Playing What We Want for Baltimore

 
 
 
 
Bonnie Dobson
Bonnie Dobson
A minor performer of the 1960s folk revival, Bonnie Dobson will be forever known (if she's even known at all) as the author of "Morning Dew," a moving ballad about the threat of nuclear devastation. Also titled as "Take Me for a Walk" -- that is how it's titled on the previously unreleased 1962 recording that came out on the 2000 The Best of Broadside 1962-1988 box set, anyway -- it was inspired by On the Beach, the film about the aftermath of nuclear war.
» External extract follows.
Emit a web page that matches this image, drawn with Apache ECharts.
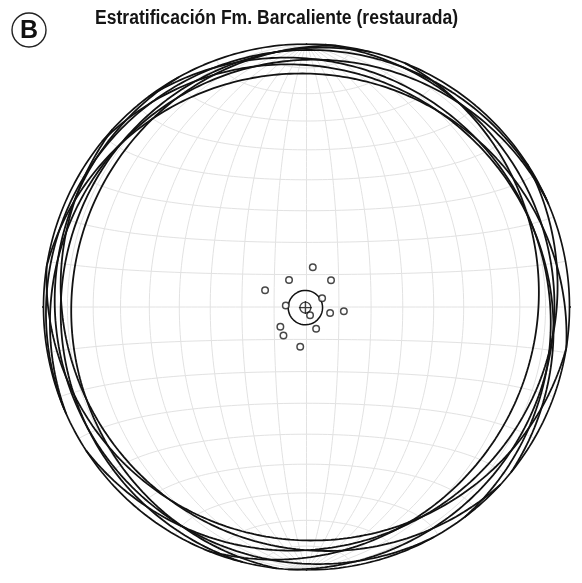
<!DOCTYPE html>
<html>
<head>
<meta charset="utf-8">
<script src="https://cdn.jsdelivr.net/npm/echarts@6/dist/echarts.min.js"></script>
<style>
html,body{margin:0;padding:0;background:#fff;}
#chart{width:582px;height:583px;}
</style>
</head>
<body>
<div id="chart"></div>
<script>
// Bedding planes (dip direction / dip, degrees)
const dipDirection = [189, 147, 222.5, 112, 94, 241, 284, 276.5, 337, 336, 53, 39, 9];
const dipAngle     = [12.4, 9.9, 11.2, 13.8, 6.4, 5.5, 7.5, 11.6, 2.8, 7.3, 10.1, 11.3, 12.4];
const gridStep = 10;              // Schmidt net spacing (degrees)
const tickAzimuths = [0, 90, 180, 270];
const titleText = 'Estratificación Fm. Barcaliente (restaurada)';
const panelLabel = 'B';

const D = Math.PI / 180;
function proj(x, y, z) {
  if (z < 0) { x = -x; y = -y; z = -z; }
  const h = Math.sqrt(x * x + y * y);
  if (h < 1e-12) return [0, 0];
  const r = Math.sqrt(Math.max(0, 1 - Math.min(1, z)));
  return [r * x / h, r * y / h];
}
function lineVec(trend, plunge) {
  return [Math.cos(plunge * D) * Math.sin(trend * D), Math.cos(plunge * D) * Math.cos(trend * D), Math.sin(plunge * D)];
}

const series = [];
const ink = '#121212';
// Grid (equatorial Schmidt net)
const gridStyle = { color: '#e2e2e2', width: 1 };
function addGrid(pts) {
  series.push({ type: 'line', data: pts, showSymbol: false, silent: true, lineStyle: gridStyle, z: 1 });
}
for (let d = gridStep; d <= 90; d += gridStep) {
  for (const s of [1, -1]) {
    const pts = [];
    for (let p = 0; p <= 180; p += 2) {
      const v = [s * Math.sin(p * D) * Math.cos(d * D), Math.cos(p * D), Math.sin(p * D) * Math.sin(d * D)];
      pts.push(proj(v[0], v[1], v[2]));
    }
    addGrid(pts);
    if (d === 90) break;
  }
  for (const s of [1, -1]) {
    const pts = [];
    for (let q = 0; q <= 180; q += 2) {
      const v = [Math.sin(d * D) * Math.cos(q * D), s * Math.cos(d * D), Math.sin(d * D) * Math.sin(q * D)];
      pts.push(proj(v[0], v[1], v[2]));
    }
    addGrid(pts);
    if (d === 90) break;
  }
}

// Primitive
const prim = [];
for (let a = 0; a <= 360; a += 1) prim.push(proj(Math.sin(a * D), Math.cos(a * D), 0));
series.push({ type: 'line', data: prim, showSymbol: false, silent: true, lineStyle: { color: ink, width: 1.7 }, z: 3 });

// Ticks
tickAzimuths.forEach(function (az) {
  const a = proj(Math.sin(az * D), Math.cos(az * D), 0);
  series.push({ type: 'line', data: [a, [a[0] * 1.027, a[1] * 1.027]], showSymbol: false, silent: true,
    lineStyle: { color: ink, width: 1.3 }, z: 3 });
});

// Great circles
for (let i = 0; i < dipDirection.length; i++) {
  const pts = [];
  const dd = dipDirection[i], dp = dipAngle[i];
  for (let a = -90; a <= 90; a += 1) {
    const pl = Math.atan(Math.tan(dp * D) * Math.cos(a * D)) / D;
    const v = lineVec(dd + a, pl);
    pts.push(proj(v[0], v[1], v[2]));
  }
  series.push({ type: 'line', data: pts, showSymbol: false, silent: true, lineStyle: { color: ink, width: 1.8 }, z: 4 });
}

// Poles
const poles = [];
const sum = [0, 0, 0];
for (let i = 0; i < dipDirection.length; i++) {
  const v = lineVec(dipDirection[i] + 180, 90 - dipAngle[i]);
  sum[0] += v[0]; sum[1] += v[1]; sum[2] += v[2];
  poles.push(proj(v[0], v[1], v[2]));
}
series.push({ type: 'scatter', data: poles, symbol: 'circle', symbolSize: 6.5,
  itemStyle: { color: '#fff', borderColor: '#1a1a1a', borderWidth: 1.5 }, z: 6 });

// Fisher mean and alpha95 cone
const n = dipDirection.length;
const Rl = Math.hypot(sum[0], sum[1], sum[2]);
const m = [sum[0] / Rl, sum[1] / Rl, sum[2] / Rl];
const a95 = Math.acos(1 - (n - Rl) / Rl * (Math.pow(20, 1 / (n - 1)) - 1));
let u = [m[1], -m[0], 0]; let ul = Math.hypot(u[0], u[1]); if (ul < 1e-9) { u = [1, 0, 0]; ul = 1; }
u = [u[0] / ul, u[1] / ul, 0];
const w = [m[1] * u[2] - m[2] * u[1], m[2] * u[0] - m[0] * u[2], m[0] * u[1] - m[1] * u[0]];
const cone = [];
for (let q = 0; q <= 360; q += 4) {
  const c = Math.cos(q * D), s = Math.sin(q * D);
  const v = [0, 1, 2].map(k => Math.cos(a95) * m[k] + Math.sin(a95) * (c * u[k] + s * w[k]));
  cone.push(proj(v[0], v[1], v[2]));
}
series.push({ type: 'line', data: cone, showSymbol: false, silent: true, lineStyle: { color: ink, width: 1.5 }, z: 5 });
const meanPt = proj(m[0], m[1], m[2]);
series.push({ type: 'scatter', data: [meanPt], symbol: 'circle', symbolSize: 11,
  itemStyle: { color: 'rgba(255,255,255,0)', borderColor: ink, borderWidth: 1.3 }, z: 7 });
series.push({ type: 'scatter', data: [meanPt], symbol: 'path://M10,0L10,20M0,10L20,10', symbolSize: 13,
  itemStyle: { color: 'none', borderColor: ink, borderWidth: 1.3 }, z: 7 });

// Title: condensed look via horizontal scaling of real text
const titleFont = "bold 20px 'Liberation Sans', Arial, sans-serif";
const mc = document.createElement('canvas').getContext('2d');
mc.font = titleFont;
const tw = mc.measureText(titleText).width || 440;
const titleLeft = 95, titleRight = 458;
const sx = (titleRight - titleLeft) / tw;

const chart = echarts.init(document.getElementById('chart'), null, { renderer: 'canvas' });
chart.setOption({
  animation: false,
  backgroundColor: '#fff',
  grid: { left: 43.5, top: 44, width: 526, height: 526 },
  xAxis: { type: 'value', min: -1, max: 1, show: false },
  yAxis: { type: 'value', min: -1, max: 1, show: false },
  graphic: [
    { type: 'text', x: titleLeft, y: 18, scaleX: sx, scaleY: 1,
      style: { text: titleText, fontSize: 20, fontWeight: 'bold', fontFamily: "'Liberation Sans', Arial, sans-serif", fill: '#151515', align: 'left', verticalAlign: 'middle' } },
    { type: 'circle', shape: { cx: 29, cy: 30, r: 17 }, style: { fill: 'none', stroke: '#222', lineWidth: 1.4 } },
    { type: 'text', x: 29, y: 31, style: { text: panelLabel, fontSize: 25, fontWeight: 'bold', fontFamily: "'Liberation Sans', Arial, sans-serif", fill: '#111', align: 'center', verticalAlign: 'middle' } }
  ],
  series: series
});
</script>
</body>
</html>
It was covered about as often as any folk-rock standard that never became a hit, with versions released by Tim Rose, the Grateful Dead, Lulu, the Jeff Beck Group, Episode Six (with future members of Deep Purple), Clannad, Dave Edmunds, Nazareth, the Allman Brothers, and others. It is not well known that Dobson recorded a few albums of acoustic folk music herself for Prestige in the first half of the 1960s and also moved into singer/songwriter pop-folk-rock with full band arrangements on albums for RCA in 1969 and 1970. She never came up with another song as memorable as "Morning Dew," though, and her electric albums were disappointing, both for the unmemorable material and unsuitably mainstream arrangements.